In the past week the U.S. dollar moved sharply lower as traders priced in a higher probability of a 25 basis-point Federal Reserve easing. The dollar decline coincided with gold breaking through prior highs, trading above $3,700 per ounce. That combination reflects two linked drivers: lower expected policy rates reduce real yields, increasing the appeal of non-interest-bearing assets such as bullion, while a softer dollar raises purchasing power for buyers outside the United States.

The move is not confined to precious metals. When the dollar weakens it mechanically reduces the local-currency cost of dollar-priced commodities for many importers, supporting demand and often lifting prices across energy, industrial metals and soft commodities. At the same time, lower policy-rate expectations can ease funding costs and inventory carrying expenses, which may support physical commodity activity in the near term.

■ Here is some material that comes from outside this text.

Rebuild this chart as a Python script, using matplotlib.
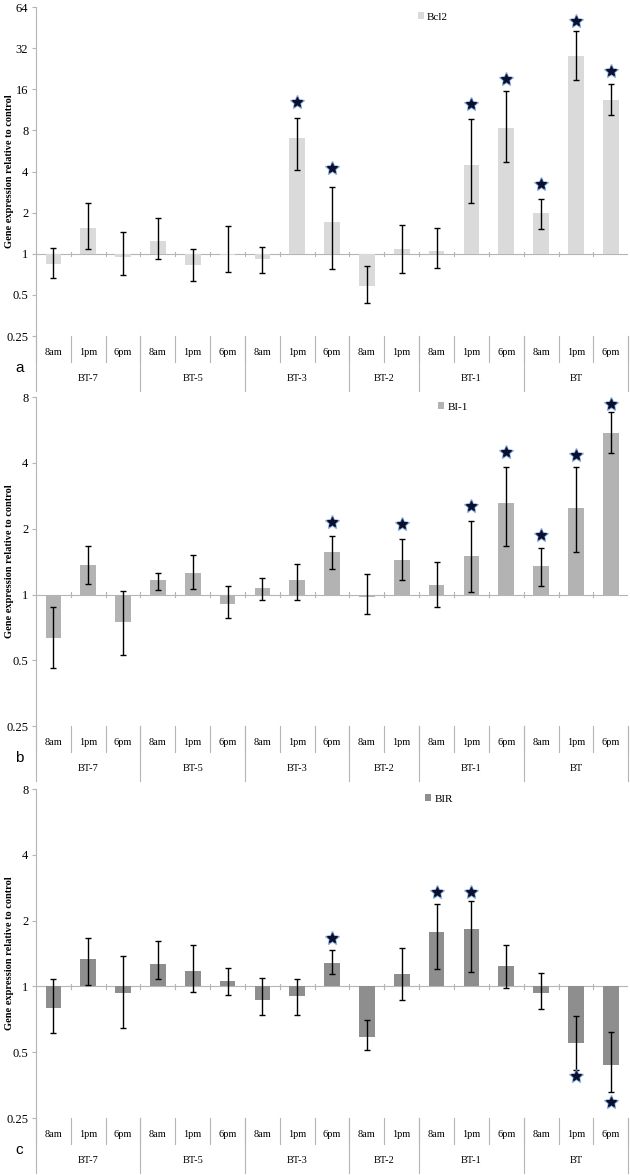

How this affects different commodity groups

  • Precious metals: Gold and silver show the most immediate sensitivity. Lower real yields and currency effects are a direct tailwind.
  • Industrial metals: Copper and nickel typically benefit from easier financial conditions and currency moves, though demand fundamentals still matter.
  • Energy: Oil can gain via modest demand support from cheaper non-USD fuel for importers; supply-side drivers remain key.
  • Agriculture: Ags are influenced via FX pass-through and the spending power of key importers, but crop and weather factors are often dominant.

China orders halts at Ordos coal mines, lifting coking coal

Separately this week regional authorities in Inner Mongolia ordered about 15 mines in the Ordos area to stop production after those operations exceeded local output quotas. The combined nameplate capacity cited for the affected assets is in the tens of millions of tonnes per year. The announcement triggered a sharp near-term rally in Chinese coking coal futures, with the Dalian benchmark up roughly mid-single digits on the first session after the news.

Why metallurgical coal tightened first

The Ordos stoppages hit metallurgical coal flows used for steelmaking more directly than seaborne thermal coal. That creates immediate upside pressure on domestic met-coal benchmarks and raises input costs for steel producers in China, potentially squeezing margins if steel prices do not rise in step. For seaborne met-coal markets, the main effect is a near-term risk premium as buyers anticipate tighter domestic availability and possible increased purchases from abroad.

Practical takeaways and watch points

  • Near term, expect commodities priced in dollars to receive a boost while the dollar remains soft and rate-cut odds stay elevated.
  • Watch gold for follow-through above current highs: if real yields continue to fall, bullion upside can extend quickly.
  • For Asia-focused commodity traders, monitor Chinese coal flows and steel mill inventory data. If Inner Mongolia curbs persist or widen, regional coking coal spreads could widen further.
  • Keep an eye on upcoming Fed communications. Any change to rate-cut odds will recalibrate the dollar and then the cross-commodity reaction.

Bottom line: a weaker dollar and softer U.S. rate expectations are a broad tailwind for dollar-priced commodities, while targeted supply actions in China have created localized pressure in the metallurgical coal and steel complex. The interplay of macro-driven demand support and China-specific supply moves will determine which segments see the most sustained price moves in the coming days.